# WORKING DATA start

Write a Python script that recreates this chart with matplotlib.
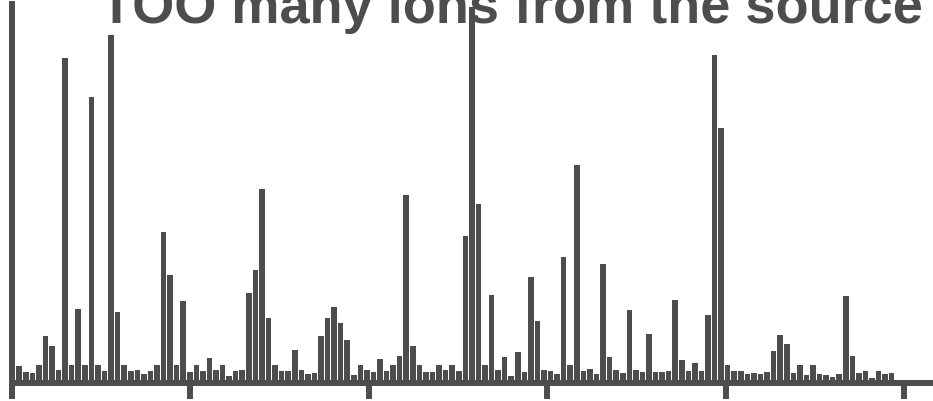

# WORKING DATA end
# WORKING DATA start

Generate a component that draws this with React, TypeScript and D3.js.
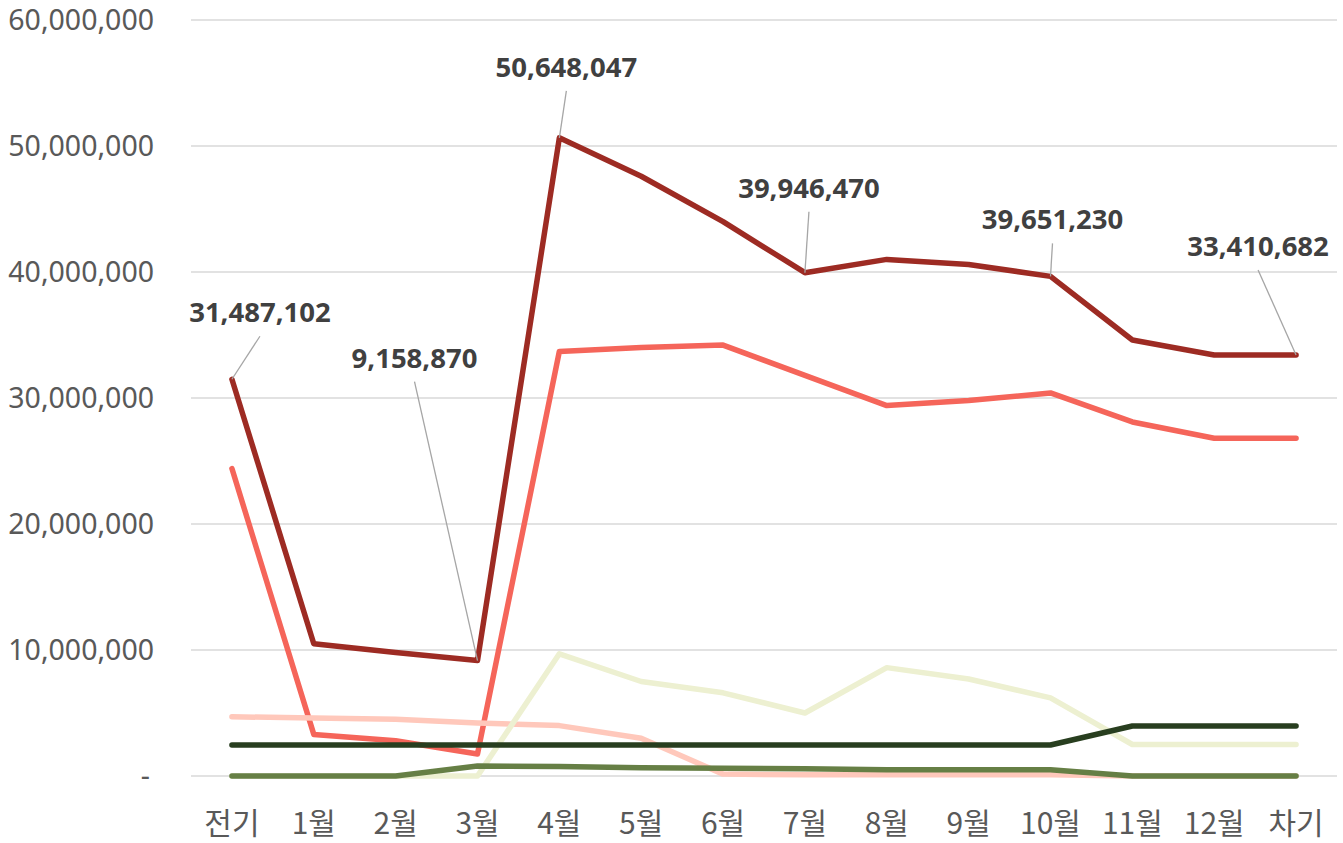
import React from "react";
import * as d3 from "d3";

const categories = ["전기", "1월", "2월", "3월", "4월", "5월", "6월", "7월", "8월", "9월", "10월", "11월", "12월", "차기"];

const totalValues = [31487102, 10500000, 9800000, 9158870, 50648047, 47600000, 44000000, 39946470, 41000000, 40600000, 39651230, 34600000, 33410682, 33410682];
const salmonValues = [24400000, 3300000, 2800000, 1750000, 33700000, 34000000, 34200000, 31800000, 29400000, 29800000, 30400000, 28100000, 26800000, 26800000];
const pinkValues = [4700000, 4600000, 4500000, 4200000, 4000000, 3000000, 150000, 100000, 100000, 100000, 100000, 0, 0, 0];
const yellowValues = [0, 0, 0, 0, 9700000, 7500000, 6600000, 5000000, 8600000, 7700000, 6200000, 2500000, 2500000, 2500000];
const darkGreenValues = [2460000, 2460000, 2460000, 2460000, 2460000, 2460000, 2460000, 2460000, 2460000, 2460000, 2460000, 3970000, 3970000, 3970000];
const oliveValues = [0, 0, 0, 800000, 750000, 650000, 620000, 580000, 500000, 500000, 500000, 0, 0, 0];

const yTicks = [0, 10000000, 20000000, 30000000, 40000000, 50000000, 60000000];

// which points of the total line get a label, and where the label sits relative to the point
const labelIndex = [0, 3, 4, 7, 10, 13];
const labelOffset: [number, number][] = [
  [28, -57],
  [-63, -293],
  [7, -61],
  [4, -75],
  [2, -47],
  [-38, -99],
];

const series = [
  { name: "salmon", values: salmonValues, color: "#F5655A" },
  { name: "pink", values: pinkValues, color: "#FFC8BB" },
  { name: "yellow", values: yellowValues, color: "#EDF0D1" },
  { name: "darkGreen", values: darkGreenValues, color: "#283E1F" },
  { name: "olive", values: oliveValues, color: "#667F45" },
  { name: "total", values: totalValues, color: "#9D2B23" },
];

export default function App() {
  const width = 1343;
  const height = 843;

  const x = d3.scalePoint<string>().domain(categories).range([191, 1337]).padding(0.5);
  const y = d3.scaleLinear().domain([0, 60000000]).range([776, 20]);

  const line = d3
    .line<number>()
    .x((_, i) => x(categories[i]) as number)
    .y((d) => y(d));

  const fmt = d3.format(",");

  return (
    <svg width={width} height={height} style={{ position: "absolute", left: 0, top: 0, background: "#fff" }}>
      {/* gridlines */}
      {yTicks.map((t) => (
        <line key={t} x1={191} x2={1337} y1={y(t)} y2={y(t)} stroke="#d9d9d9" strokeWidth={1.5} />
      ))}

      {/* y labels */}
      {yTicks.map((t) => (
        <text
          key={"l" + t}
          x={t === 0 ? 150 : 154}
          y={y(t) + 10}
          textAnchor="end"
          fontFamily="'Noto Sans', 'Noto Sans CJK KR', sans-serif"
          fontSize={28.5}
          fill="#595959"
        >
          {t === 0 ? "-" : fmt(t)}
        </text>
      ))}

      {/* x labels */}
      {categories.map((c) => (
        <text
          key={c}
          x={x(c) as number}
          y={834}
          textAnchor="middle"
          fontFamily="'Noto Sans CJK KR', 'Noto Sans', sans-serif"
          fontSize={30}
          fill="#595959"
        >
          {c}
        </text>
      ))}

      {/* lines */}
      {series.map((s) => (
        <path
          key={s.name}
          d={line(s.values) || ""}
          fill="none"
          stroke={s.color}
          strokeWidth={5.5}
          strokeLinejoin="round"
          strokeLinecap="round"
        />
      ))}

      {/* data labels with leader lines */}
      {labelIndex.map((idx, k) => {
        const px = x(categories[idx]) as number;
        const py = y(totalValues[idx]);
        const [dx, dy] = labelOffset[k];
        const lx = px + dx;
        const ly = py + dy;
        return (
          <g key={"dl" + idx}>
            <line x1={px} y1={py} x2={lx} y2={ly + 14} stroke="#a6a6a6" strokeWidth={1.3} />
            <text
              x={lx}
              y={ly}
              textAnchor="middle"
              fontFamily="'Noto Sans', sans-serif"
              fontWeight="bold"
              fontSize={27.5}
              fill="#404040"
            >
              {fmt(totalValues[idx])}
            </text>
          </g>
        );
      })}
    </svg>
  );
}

# WORKING DATA end

## WRITTEN INSTRUCTION
Take only the lines above from the one that has "Generate a component" through the one that has "40000000, 50000000, 60000000];" and reproduce them exactly, omitting any pictures.

## RESPONSE
Generate a component that draws this with React, TypeScript and D3.js.
import React from "react";
import * as d3 from "d3";

const categories = ["전기", "1월", "2월", "3월", "4월", "5월", "6월", "7월", "8월", "9월", "10월", "11월", "12월", "차기"];

const totalValues = [31487102, 10500000, 9800000, 9158870, 50648047, 47600000, 44000000, 39946470, 41000000, 40600000, 39651230, 34600000, 33410682, 33410682];
const salmonValues = [24400000, 3300000, 2800000, 1750000, 33700000, 34000000, 34200000, 31800000, 29400000, 29800000, 30400000, 28100000, 26800000, 26800000];
const pinkValues = [4700000, 4600000, 4500000, 4200000, 4000000, 3000000, 150000, 100000, 100000, 100000, 100000, 0, 0, 0];
const yellowValues = [0, 0, 0, 0, 9700000, 7500000, 6600000, 5000000, 8600000, 7700000, 6200000, 2500000, 2500000, 2500000];
const darkGreenValues = [2460000, 2460000, 2460000, 2460000, 2460000, 2460000, 2460000, 2460000, 2460000, 2460000, 2460000, 3970000, 3970000, 3970000];
const oliveValues = [0, 0, 0, 800000, 750000, 650000, 620000, 580000, 500000, 500000, 500000, 0, 0, 0];

const yTicks = [0, 10000000, 20000000, 30000000, 40000000, 50000000, 60000000];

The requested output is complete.